Selain hal-hal tersebut, penderita difabel juga terkadang sering merasa minder atau memiliki tingkat kepercayaan diri yang sangat rendah terutama ketika sedang berinteraksi dengan orang-orang di sekitar yang kebanyakan memiliki fisik yang sempurna.
Sejujurnya kondisi semacam ini juga pernah saya rasakan dan alami secara langsung terutama ketika saya akan mengikuti suatu ajang perlombaan rasa minder atau tidak percaya diri ini seringkali muncul. Seolah-olah perasaan tersebut terus menghantui karena saya adalah orang yang “Berbeda” dari peserta pada umumnya yang sehat jasmani dan rohani. Namun, karena dukungan penuh dari seluruh anggota keluarga, terutama kedua orang tua, guru-guru, dan teman-teman, Alhamdulillah saya bisa meraih posisi Runner Up 1 atau juara 2 dengan menyisihkan 33 peserta lain.
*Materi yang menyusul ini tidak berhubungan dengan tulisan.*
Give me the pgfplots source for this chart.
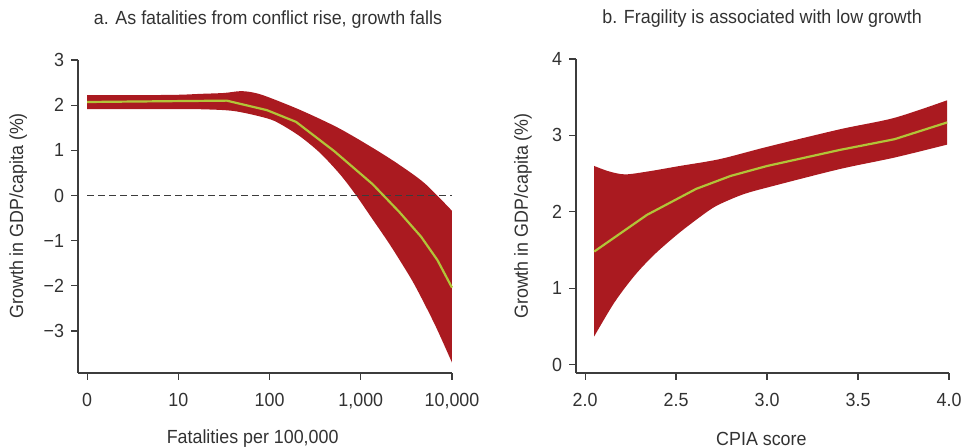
\documentclass[border=0pt]{standalone}
\usepackage{fontspec}
\setmainfont{Liberation Sans}[FakeStretch=0.94]
\usepackage{pgfplots}
\pgfplotsset{compat=1.18}
\usepgfplotslibrary{fillbetween}
\definecolor{bandred}{RGB}{170,26,32}
\definecolor{linegreen}{RGB}{178,196,56}
\definecolor{txt}{RGB}{50,50,50}
\definecolor{axc}{RGB}{60,60,60}
\pgfplotsset{
 myaxis/.style={
  scale only axis,
  axis x line*=bottom, axis y line*=left,
  axis line style={-, draw=axc, line width=0.6pt},
  tick align=outside, major tick length=3.5pt,
  tick style={draw=axc, line width=0.6pt},
  tick label style={font=\fontsize{9.5}{11}\selectfont, text=txt},
  xticklabel style={yshift=-3pt},
  label style={font=\fontsize{9.5}{11}\selectfont, text=txt},
  title style={font=\fontsize{9.5}{11}\selectfont, text=txt},
  /pgf/number format/assume math mode=true,
  clip=false,
 }
}
\begin{document}
\begin{tikzpicture}
\begin{axis}[myaxis,
  at={(39pt,37.5pt)}, anchor=south west,
  width=187pt, height=156.5pt,
  xmin=-0.1, xmax=4, ymin=-3.93, ymax=3,
  xtick={0,1,2,3,4}, xticklabels={0,10,100,{1,000},{10,000}},
  ytick={-3,-2,-1,0,1,2,3}, yticklabels={−3,−2,−1,0,1,2,3},
  title={a. As fatalities from conflict rise, growth falls},
  title style={at={(rel axis cs:0.508,1.092)}, anchor=center},
  xlabel={Fatalities per 100,000},
  xlabel style={at={(rel axis cs:0.467,-0.211)}, anchor=center},
  ylabel={Growth in GDP/capita (\%)},
  ylabel style={at={(rel axis cs:-0.160,0.502)}, anchor=center},
]
\addplot[axc, line width=0.6pt, dash pattern=on 3.5pt off 2pt, forget plot] coordinates {(0,0) (4,0)};
\addplot[draw=none, name path=UA, smooth, tension=0.5, forget plot] coordinates {
(0,2.22) (0.5,2.22) (1.0,2.23) (1.24,2.25) (1.5,2.27) (1.68,2.31) (1.82,2.28) (1.97,2.19)
(2.34,1.89) (2.75,1.50) (3.11,1.08) (3.40,0.71) (3.70,0.27) (4.0,-0.34)};
\addplot[draw=none, name path=LA, smooth, tension=0.5, forget plot] coordinates {
(0,1.91) (0.5,1.91) (1.0,1.91) (1.24,1.91) (1.61,1.87) (1.97,1.71) (2.12,1.58) (2.34,1.30)
(2.56,0.93) (2.78,0.45) (2.95,0.0) (3.11,-0.47) (3.29,-1.00) (3.42,-1.41) (3.59,-1.98)
(3.81,-2.85) (4.0,-3.70)};
\addplot[bandred, draw=none] fill between[of=UA and LA];
\addplot[linegreen, line width=1.1pt] coordinates {
(0,2.07) (0.5,2.08) (1.0,2.09) (1.53,2.10) (1.97,1.89) (2.29,1.63) (2.71,0.98)
(3.13,0.25) (3.42,-0.36) (3.66,-0.91) (3.84,-1.43) (4.0,-2.04)};
\end{axis}
\begin{axis}[myaxis,
  at={(288pt,37.5pt)}, anchor=south west,
  width=186.5pt, height=157pt,
  xmin=1.95, xmax=4, ymin=-0.109, ymax=4,
  xtick={2,2.5,3,3.5,4}, xticklabels={2.0,2.5,3.0,3.5,4.0},
  ytick={0,1,2,3,4}, yticklabels={0,1,2,3,4},
  title={b. Fragility is associated with low growth},
  title style={at={(rel axis cs:0.499,1.090)}, anchor=center},
  xlabel={CPIA score},
  xlabel style={at={(rel axis cs:0.497,-0.210)}, anchor=center},
  ylabel={Growth in GDP/capita (\%)},
  ylabel style={at={(rel axis cs:-0.142,0.500)}, anchor=center},
]
\addplot[draw=none, name path=UB, smooth, tension=0.5, forget plot] coordinates {
(2.05,2.60) (2.13,2.53) (2.22,2.49) (2.35,2.53) (2.52,2.60) (2.74,2.69) (3.0,2.85)
(3.40,3.08) (3.70,3.23) (3.99,3.46)};
\addplot[draw=none, name path=LB, smooth, tension=0.5, forget plot] coordinates {
(2.05,0.37) (2.16,0.81) (2.27,1.16) (2.38,1.44) (2.52,1.73) (2.67,2.00) (2.74,2.10)
(2.87,2.23) (3.02,2.33) (3.40,2.56) (3.70,2.71) (3.99,2.88)};
\addplot[bandred, draw=none] fill between[of=UB and LB];
\addplot[linegreen, line width=1.1pt] coordinates {
(2.05,1.48) (2.34,1.96) (2.61,2.30) (2.8,2.47) (3.0,2.60) (3.40,2.81) (3.70,2.95) (3.99,3.17)};
\end{axis}
\pgfresetboundingbox
\useasboundingbox (0,0) rectangle (481pt,224pt);
\end{tikzpicture}
\end{document}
Dari peristiwa yang saya alami ini maka dapat saya simpulkan bahwa, peran sebuah keluarga sangat penting dalam membangun rasa percaya diri dan optimisme dalam jiwa seorang penyandang disabilitas, serta merupakan supporter atau pendukung yang pertama dan paling utama terutama ketika ia ingin memulai perjuangannya guna meraih mimpi dan cita-citanya. Oleh karena itu, saya ingin membagi sedikit tips agar kita bisa memiliki rasa kepercayaan diri yang kuat, apapun keadaan dan kondisi yang saya miliki.Tips-tips tersebut antara lain:
1. Selalu berpikir positif (Positive Thinking ) membiasakan untuk selalu berpikir positif, merupakan kunci awal untuk menumbuhkan rasa percaya diri karena, ketika kita berpikir positif secara otomatis akan membuat perasaan kita menjadi lebih tenang ketika akan menghadapi segala sesuatu.
2. Bersikap optimis sikap optimis ini dapat menumbuhkan rasa percaya diri, dalam jiwa karena saat kita memiliki keoptimisan mau seperti apa pun kondisi atau keadaan kita, kita akan selalu yakin dengan potensi dan kemampuan yang kita miliki.
3. Berdoa tidak bisa dipungkiri bahwa kekuatan sebuah doa sangat besar terutama agar kita diberikan kemantapan hati, sehingga kita bisa memperoleh rasa percaya diri.
So, kamu masih mau mengeluh? sampai kapan?